A Polícia Legislativa conseguiu negociar com os manifestantes e eles desceram pela rampa central do Congresso. Segundo relato dos presentes, a rampa, de mármore, tremia ao pulo dos jovens, diante de servidores assustados preocupados em avisar aos familiares que estavam bem. De vez em quando, alguém corria pelo gramado gritando: “a tropa de choque vem aí”, embora a reportagem não tenha visto movimentos do Batalhão Especial da PM no local.
Outro grupo seguiu, então, para a frente da chapelaria. Policiais militares sem identificação circulavam entre os presentes, aumentando o risco de tensão. “Ei, soldado, você está do lado errado” e “abram o caminho”, gritavam os manifestantes para os PMs e para os responsáveis pela segurança do prédio. Embora algumas pessoas tivessem desistido e retornado para casa, às 21h30 ainda era grande a concentração no gramado em frente ao Parlamento até que ocorreu o confronto mais duro com os policiais. As luzes do Comitê de Imprensa e das salas ao lado da vice-presidência foram apagadas, mas, em um gesto de boa vontade, um dos seguranças deu água para os manifestantes. “Amanhã vai ser pior”, ameaçavam, numa alusão ao movimento que deve ocorrer na quinta-feira. Segundo levantamento feito pelo Estado de Minas, adolescentes, jovens adultos e poucas pessoas acima dos 40 anos engrossaram a massa dos manifestantes.

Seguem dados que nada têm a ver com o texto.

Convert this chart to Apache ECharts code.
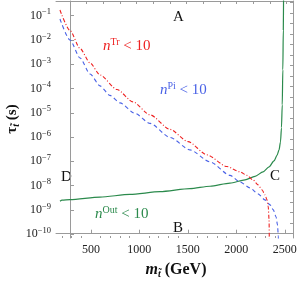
<!DOCTYPE html>
<html><head><meta charset="utf-8">
<script src="https://cdn.jsdelivr.net/npm/echarts@6/dist/echarts.min.js"></script>
<style>html,body{margin:0;padding:0;background:#fff}#c{width:300px;height:284px}</style>
</head><body><div id="c"></div>
<script>
// n^Tr < 10 (red, dash-dot)
const redMass = [181, 284, 388, 491, 594, 769, 934, 1110, 1316, 1502, 1698, 1904, 2038, 2110, 2172, 2224, 2265, 2296, 2317, 2330, 2338, 2342];
const redTau  = [0.171, 0.0246, 4.46e-3, 1.13e-3, 3.61e-4, 9.14e-5, 2.8e-5, 8.2e-6, 2.07e-6, 6.5e-7, 1.84e-7, 6.07e-8, 3.67e-8, 2.64e-8, 1.72e-8, 1.07e-8, 6.7e-9, 4.15e-9, 2.58e-9, 1.33e-9, 3.9e-10, 1e-11];
// n^Pi < 10 (blue, dashed)
const blueMass = [181, 284, 388, 491, 594, 697, 800, 955, 1110, 1316, 1522, 1729, 1935, 2038, 2141, 2224, 2296, 2348, 2382, 2410, 2425, 2434, 2436];
const blueTau  = [0.0731, 9.98e-3, 1.81e-3, 3.98e-4, 1.28e-4, 5.19e-5, 2.55e-5, 9.4e-6, 3.65e-6, 9.67e-7, 2.96e-7, 9.5e-8, 2.64e-8, 1.42e-8, 8.05e-9, 4.56e-9, 2.58e-9, 1.61e-9, 1.0e-9, 5.15e-10, 2.41e-10, 7.8e-11, 1e-11];
// n^Out < 10 (green, solid)
const greenMass = [181, 202, 284, 594, 903, 1213, 1522, 1729, 1935, 2090, 2193, 2276, 2338, 2389, 2420, 2441, 2456, 2466, 2474, 2480, 2485, 2488];
const greenTau  = [2.24e-9, 2.51e-9, 2.64e-9, 3.34e-9, 4.32e-9, 5.62e-9, 7.47e-9, 9.37e-9, 1.26e-8, 1.72e-8, 2.4e-8, 3.67e-8, 5.9e-8, 1.04e-7, 1.75e-7, 2.96e-7, 6.3e-7, 2.41e-6, 2.1e-5, 5.8e-4, 0.0258, 1.15];

const xTickLabels = [500, 1000, 1500, 2000, 2500];
const xMinorTicks = [200,300,400,600,700,800,900,1100,1200,1300,1400,1600,1700,1800,1900,2100,2200,2300,2400];
const yTickLabels = [1e-10, 1e-9, 1e-8, 1e-7, 1e-6, 1e-5, 1e-4, 1e-3, 1e-2, 1e-1];
const topTicks = [0,1,2,3,4,5,6,7,8,9,10,11,12,13];
const rightTicks = [0,1,2,3,4,5,6,7,8,9,10,11,12,13,14,15,16,17,18,19,20,21,22];

const SERIF = 'Liberation Serif';
const FRAME = '#9a9a9a';
const gridRect = {left: 56, right: 7, top: 1, bottom: 46};

const zip = (a, b) => a.map((v, i) => [v, b[i]]);

const chart = echarts.init(document.getElementById('c'), null, {renderer: 'canvas'});
const option = {
  animation: false,
  backgroundColor: '#fff',
  grid: [Object.assign({}, gridRect), Object.assign({}, gridRect)],
  xAxis: [
    {
      gridIndex: 0, type: 'value', position: 'bottom', min: 140, max: 2585,
      axisLine: {show: true, lineStyle: {color: FRAME, width: 1}},
      axisTick: {show: true, inside: true, length: 4, customValues: xTickLabels, lineStyle: {color: FRAME}},
      axisLabel: {customValues: xTickLabels, formatter: v => String(v), fontFamily: SERIF, fontSize: 12, color: '#222', margin: 6},
      splitLine: {show: false}
    },
    {
      gridIndex: 0, type: 'value', position: 'top', min: -0.84, max: 13.38,
      axisLine: {show: true, lineStyle: {color: FRAME, width: 1}},
      axisTick: {show: true, inside: true, length: 3, customValues: topTicks, lineStyle: {color: FRAME}},
      axisLabel: {show: false}, splitLine: {show: false}
    },
    {
      gridIndex: 1, type: 'value', position: 'bottom', min: 140, max: 2585,
      axisLine: {show: false},
      axisTick: {show: true, inside: true, length: 2, customValues: xMinorTicks, lineStyle: {color: FRAME}},
      axisLabel: {show: false}, splitLine: {show: false}
    }
  ],
  yAxis: [
    {
      gridIndex: 0, type: 'log', position: 'left', logBase: 10,
      min: Math.pow(10, -10.16), max: Math.pow(10, -0.395),
      axisLine: {show: true, lineStyle: {color: FRAME, width: 1}},
      axisTick: {show: true, inside: true, length: 4, customValues: yTickLabels, lineStyle: {color: FRAME}},
      axisLabel: {
        customValues: yTickLabels, margin: 5,
        formatter: v => '{b|10}{s|\u2212' + Math.abs(Math.round(Math.log10(v))) + '}',
        rich: {
          b: {fontFamily: SERIF, fontSize: 12, color: '#222', lineHeight: 16},
          s: {fontFamily: SERIF, fontSize: 8.5, color: '#222', lineHeight: 10, verticalAlign: 'top'}
        }
      },
      splitLine: {show: false}, minorTick: {show: false}
    },
    {
      gridIndex: 0, type: 'value', position: 'right', min: -0.41, max: 22.16,
      axisLine: {show: true, lineStyle: {color: FRAME, width: 1}},
      axisTick: {show: true, inside: true, length: 3, customValues: rightTicks, lineStyle: {color: FRAME}},
      axisLabel: {show: false}, splitLine: {show: false}
    },
    {
      gridIndex: 1, type: 'log', position: 'left', min: Math.pow(10, -10.16), max: Math.pow(10, -0.395),
      axisLine: {show: false}, axisTick: {show: false}, axisLabel: {show: false}, splitLine: {show: false}
    }
  ],
  series: [
    {
      type: 'line', xAxisIndex: 0, yAxisIndex: 0, data: zip(greenMass, greenTau), smooth: 0.25, smoothMonotone: 'x',
      showSymbol: false, clip: true, lineStyle: {color: '#2b8a4c', width: 1.2}
    },
    {
      type: 'line', xAxisIndex: 0, yAxisIndex: 0, data: zip(blueMass, blueTau), smooth: 0.25, smoothMonotone: 'x',
      showSymbol: false, clip: true, lineStyle: {color: '#4a62e6', width: 1.1, type: [4, 3]}
    },
    {
      type: 'line', xAxisIndex: 0, yAxisIndex: 0, data: zip(redMass, redTau), smooth: 0.25, smoothMonotone: 'x',
      showSymbol: false, clip: true, lineStyle: {color: '#ee2222', width: 1.1, type: [4, 2, 1, 2]}
    }
  ],
  graphic: [
    {type: 'text', left: 173, top: 10, style: {text: 'A', font: '15px "Liberation Serif"', fill: '#111'}},
    {type: 'text', left: 173, top: 221, style: {text: 'B', font: '15px "Liberation Serif"', fill: '#111'}},
    {type: 'text', left: 270, top: 169, style: {text: 'C', font: '15px "Liberation Serif"', fill: '#111'}},
    {type: 'text', left: 61, top: 170, style: {text: 'D', font: '15px "Liberation Serif"', fill: '#111'}},
    {type: 'text', x: 103, y: 46, style: {
      text: '{i|n}{s|Tr}{r| < 10}', verticalAlign: 'middle', fill: '#ee2222',
      rich: {i: {fontFamily: SERIF, fontStyle: 'italic', fontSize: 15, lineHeight: 18, fill: '#ee2222'},
             s: {fontFamily: SERIF, fontSize: 10, lineHeight: 11, verticalAlign: 'top', fill: '#ee2222'},
             r: {fontFamily: SERIF, fontSize: 15, lineHeight: 18, fill: '#ee2222'}}}},
    {type: 'text', x: 160, y: 90, style: {
      text: '{i|n}{s|Pi}{r| < 10}', verticalAlign: 'middle', fill: '#4a62e6',
      rich: {i: {fontFamily: SERIF, fontStyle: 'italic', fontSize: 15, lineHeight: 18, fill: '#4a62e6'},
             s: {fontFamily: SERIF, fontSize: 10, lineHeight: 11, verticalAlign: 'top', fill: '#4a62e6'},
             r: {fontFamily: SERIF, fontSize: 15, lineHeight: 18, fill: '#4a62e6'}}}},
    {type: 'text', x: 95, y: 214, style: {
      text: '{i|n}{s|Out}{r| < 10}', verticalAlign: 'middle', fill: '#2b8a4c',
      rich: {i: {fontFamily: SERIF, fontStyle: 'italic', fontSize: 15, lineHeight: 18, fill: '#2b8a4c'},
             s: {fontFamily: SERIF, fontSize: 10, lineHeight: 11, verticalAlign: 'top', fill: '#2b8a4c'},
             r: {fontFamily: SERIF, fontSize: 15, lineHeight: 18, fill: '#2b8a4c'}}}},
    {type: 'text', x: 12, y: 119, rotation: Math.PI / 2, style: {
      text: '{t|\u03c4}{sub|t\u0303}{t| (s)}', align: 'center', verticalAlign: 'middle', fill: '#111',
      rich: {t: {fontFamily: SERIF, fontWeight: 'bold', fontSize: 15, lineHeight: 18, fill: '#111'},
             sub: {fontFamily: SERIF, fontWeight: 'bold', fontStyle: 'italic', fontSize: 10, lineHeight: 10, verticalAlign: 'bottom', fill: '#111'}}}},
    {type: 'text', x: 176, y: 270, style: {
      text: '{m|m}{sub|t\u0303}{t| (GeV)}', align: 'center', verticalAlign: 'middle', fill: '#111',
      rich: {m: {fontFamily: SERIF, fontWeight: 'bold', fontStyle: 'italic', fontSize: 16, lineHeight: 18, fill: '#111'},
             sub: {fontFamily: SERIF, fontWeight: 'bold', fontStyle: 'italic', fontSize: 10, lineHeight: 10, verticalAlign: 'bottom', fill: '#111'},
             t: {fontFamily: SERIF, fontWeight: 'bold', fontSize: 16, lineHeight: 18, fill: '#111'}}}}
  ]
};
chart.setOption(option);
</script>
</body></html>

O presidente do Congresso Nacional, senador Renan Calheiros (PMDB-AL), divulgou nota no auge da crise. “O Congresso reconhece a legitimidade de manifestações democráticas como as havidas hoje, desde que as instituições sejam preservadas.” Assegurou que passou ordens à Polícia Legislativa para que não reprimisse a manifestação e que mantivesse apenas a ordem necessária.
Memória
Histórico e invasões
Um dos cartões-postais de Brasília, o Congresso é um tradicional palco de protestos na capital federal. E há um histórico de invasões do prédio e confronto com os seguranças. Em 2006, cerca de 500 integrantes do Movimento de Libertação dos Sem Terra (MLST) ocuparam o salão verde da Câmara dos Deputados. Armados com foices, pedras e pedaços de pau, eles quebraram uma porta de vidro e destruíram equipamentos ao reivindicar a reforma agrária. No saldo do protesto, 40 pessoas feridas e todos os manifestantes detidos em um ginásio de esportes. Em 6 de agosto de 2003, participantes de marcha contra a aprovação da PEC da Reforma Previdenciária tomaram as rampas do Congresso. A manifestação reuniu 50 mil pessoas, segundo a Polícia Militar. Em abril deste ano, um grupo de 700 índios que participava de uma reunião na Câmara decidiu invadir o plenário, em horário de sessão, com flechas e lanças. Deputados saíram correndo do local. Os indígenas queriam impedir que a demarcação de suas terras fosse decidida por deputados ruralistas.